WHAT IS ASKED → Render the material again word for word, skipping the pictures in it.

SUPPLIED MATERIAL →
════════════════════

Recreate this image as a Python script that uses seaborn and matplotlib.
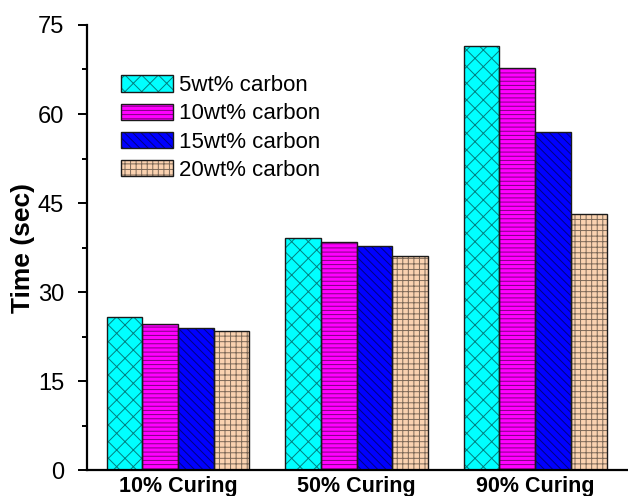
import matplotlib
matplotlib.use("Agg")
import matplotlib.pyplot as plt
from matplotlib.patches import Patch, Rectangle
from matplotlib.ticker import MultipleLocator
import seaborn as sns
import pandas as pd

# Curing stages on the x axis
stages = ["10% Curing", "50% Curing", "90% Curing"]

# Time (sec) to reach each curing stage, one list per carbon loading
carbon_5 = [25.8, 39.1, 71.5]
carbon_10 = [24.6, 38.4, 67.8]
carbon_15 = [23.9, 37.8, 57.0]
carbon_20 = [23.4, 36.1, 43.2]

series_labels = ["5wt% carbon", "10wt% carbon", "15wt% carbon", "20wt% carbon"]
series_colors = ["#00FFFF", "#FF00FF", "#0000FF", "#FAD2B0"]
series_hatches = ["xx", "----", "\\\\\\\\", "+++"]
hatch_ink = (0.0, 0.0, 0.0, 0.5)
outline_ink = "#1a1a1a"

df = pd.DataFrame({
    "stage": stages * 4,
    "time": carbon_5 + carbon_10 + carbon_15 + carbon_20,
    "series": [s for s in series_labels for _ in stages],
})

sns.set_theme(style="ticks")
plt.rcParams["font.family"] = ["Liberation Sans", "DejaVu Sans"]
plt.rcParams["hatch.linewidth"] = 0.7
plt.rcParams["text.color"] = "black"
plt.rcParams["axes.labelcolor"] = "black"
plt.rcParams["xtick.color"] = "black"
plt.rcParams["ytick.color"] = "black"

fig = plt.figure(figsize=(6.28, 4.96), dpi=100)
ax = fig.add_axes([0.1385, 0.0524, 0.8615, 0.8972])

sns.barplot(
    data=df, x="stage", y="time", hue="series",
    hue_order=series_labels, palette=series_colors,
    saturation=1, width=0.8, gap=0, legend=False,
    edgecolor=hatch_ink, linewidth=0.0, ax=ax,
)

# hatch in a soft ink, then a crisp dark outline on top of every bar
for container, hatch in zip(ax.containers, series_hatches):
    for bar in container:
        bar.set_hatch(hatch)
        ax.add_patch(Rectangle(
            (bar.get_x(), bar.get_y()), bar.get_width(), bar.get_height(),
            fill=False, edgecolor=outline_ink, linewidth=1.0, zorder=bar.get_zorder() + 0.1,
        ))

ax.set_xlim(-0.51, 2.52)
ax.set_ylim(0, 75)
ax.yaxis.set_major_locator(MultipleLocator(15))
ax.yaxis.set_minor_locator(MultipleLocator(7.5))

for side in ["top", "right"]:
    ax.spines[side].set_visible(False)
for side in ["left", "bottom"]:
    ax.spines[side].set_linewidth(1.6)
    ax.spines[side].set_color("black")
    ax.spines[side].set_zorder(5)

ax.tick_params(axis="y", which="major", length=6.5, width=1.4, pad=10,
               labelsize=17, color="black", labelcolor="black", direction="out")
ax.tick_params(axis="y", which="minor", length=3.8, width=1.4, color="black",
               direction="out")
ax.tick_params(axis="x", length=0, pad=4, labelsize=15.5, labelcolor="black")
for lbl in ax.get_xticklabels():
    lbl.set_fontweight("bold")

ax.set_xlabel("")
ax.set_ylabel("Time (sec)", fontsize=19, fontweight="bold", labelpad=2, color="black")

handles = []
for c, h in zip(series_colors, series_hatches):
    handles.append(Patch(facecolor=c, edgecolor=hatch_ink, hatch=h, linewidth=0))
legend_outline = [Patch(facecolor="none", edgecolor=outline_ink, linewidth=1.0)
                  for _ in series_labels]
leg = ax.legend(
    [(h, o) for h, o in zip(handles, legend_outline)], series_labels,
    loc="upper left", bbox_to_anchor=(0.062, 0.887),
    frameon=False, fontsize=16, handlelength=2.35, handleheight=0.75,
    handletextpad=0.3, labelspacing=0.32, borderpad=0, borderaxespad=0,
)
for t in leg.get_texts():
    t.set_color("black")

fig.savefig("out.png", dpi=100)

════════════════════

OUTPUT BELOW →
Recreate this image as a Python script that uses seaborn and matplotlib.
import matplotlib
matplotlib.use("Agg")
import matplotlib.pyplot as plt
from matplotlib.patches import Patch, Rectangle
from matplotlib.ticker import MultipleLocator
import seaborn as sns
import pandas as pd

# Curing stages on the x axis
stages = ["10% Curing", "50% Curing", "90% Curing"]

# Time (sec) to reach each curing stage, one list per carbon loading
carbon_5 = [25.8, 39.1, 71.5]
carbon_10 = [24.6, 38.4, 67.8]
carbon_15 = [23.9, 37.8, 57.0]
carbon_20 = [23.4, 36.1, 43.2]

series_labels = ["5wt% carbon", "10wt% carbon", "15wt% carbon", "20wt% carbon"]
series_colors = ["#00FFFF", "#FF00FF", "#0000FF", "#FAD2B0"]
series_hatches = ["xx", "----", "\\\\\\\\", "+++"]
hatch_ink = (0.0, 0.0, 0.0, 0.5)
outline_ink = "#1a1a1a"

df = pd.DataFrame({
    "stage": stages * 4,
    "time": carbon_5 + carbon_10 + carbon_15 + carbon_20,
    "series": [s for s in series_labels for _ in stages],
})

sns.set_theme(style="ticks")
plt.rcParams["font.family"] = ["Liberation Sans", "DejaVu Sans"]
plt.rcParams["hatch.linewidth"] = 0.7
plt.rcParams["text.color"] = "black"
plt.rcParams["axes.labelcolor"] = "black"
plt.rcParams["xtick.color"] = "black"
plt.rcParams["ytick.color"] = "black"

fig = plt.figure(figsize=(6.28, 4.96), dpi=100)
ax = fig.add_axes([0.1385, 0.0524, 0.8615, 0.8972])

sns.barplot(
    data=df, x="stage", y="time", hue="series",
    hue_order=series_labels, palette=series_colors,
    saturation=1, width=0.8, gap=0, legend=False,
    edgecolor=hatch_ink, linewidth=0.0, ax=ax,
)

# hatch in a soft ink, then a crisp dark outline on top of every bar
for container, hatch in zip(ax.containers, series_hatches):
    for bar in container:
        bar.set_hatch(hatch)
        ax.add_patch(Rectangle(
            (bar.get_x(), bar.get_y()), bar.get_width(), bar.get_height(),
            fill=False, edgecolor=outline_ink, linewidth=1.0, zorder=bar.get_zorder() + 0.1,
        ))

ax.set_xlim(-0.51, 2.52)
ax.set_ylim(0, 75)
ax.yaxis.set_major_locator(MultipleLocator(15))
ax.yaxis.set_minor_locator(MultipleLocator(7.5))

for side in ["top", "right"]:
    ax.spines[side].set_visible(False)
for side in ["left", "bottom"]:
    ax.spines[side].set_linewidth(1.6)
    ax.spines[side].set_color("black")
    ax.spines[side].set_zorder(5)

ax.tick_params(axis="y", which="major", length=6.5, width=1.4, pad=10,
               labelsize=17, color="black", labelcolor="black", direction="out")
ax.tick_params(axis="y", which="minor", length=3.8, width=1.4, color="black",
               direction="out")
ax.tick_params(axis="x", length=0, pad=4, labelsize=15.5, labelcolor="black")
for lbl in ax.get_xticklabels():
    lbl.set_fontweight("bold")

ax.set_xlabel("")
ax.set_ylabel("Time (sec)", fontsize=19, fontweight="bold", labelpad=2, color="black")

handles = []
for c, h in zip(series_colors, series_hatches):
    handles.append(Patch(facecolor=c, edgecolor=hatch_ink, hatch=h, linewidth=0))
legend_outline = [Patch(facecolor="none", edgecolor=outline_ink, linewidth=1.0)
                  for _ in series_labels]
leg = ax.legend(
    [(h, o) for h, o in zip(handles, legend_outline)], series_labels,
    loc="upper left", bbox_to_anchor=(0.062, 0.887),
    frameon=False, fontsize=16, handlelength=2.35, handleheight=0.75,
    handletextpad=0.3, labelspacing=0.32, borderpad=0, borderaxespad=0,
)
for t in leg.get_texts():
    t.set_color("black")

fig.savefig("out.png", dpi=100)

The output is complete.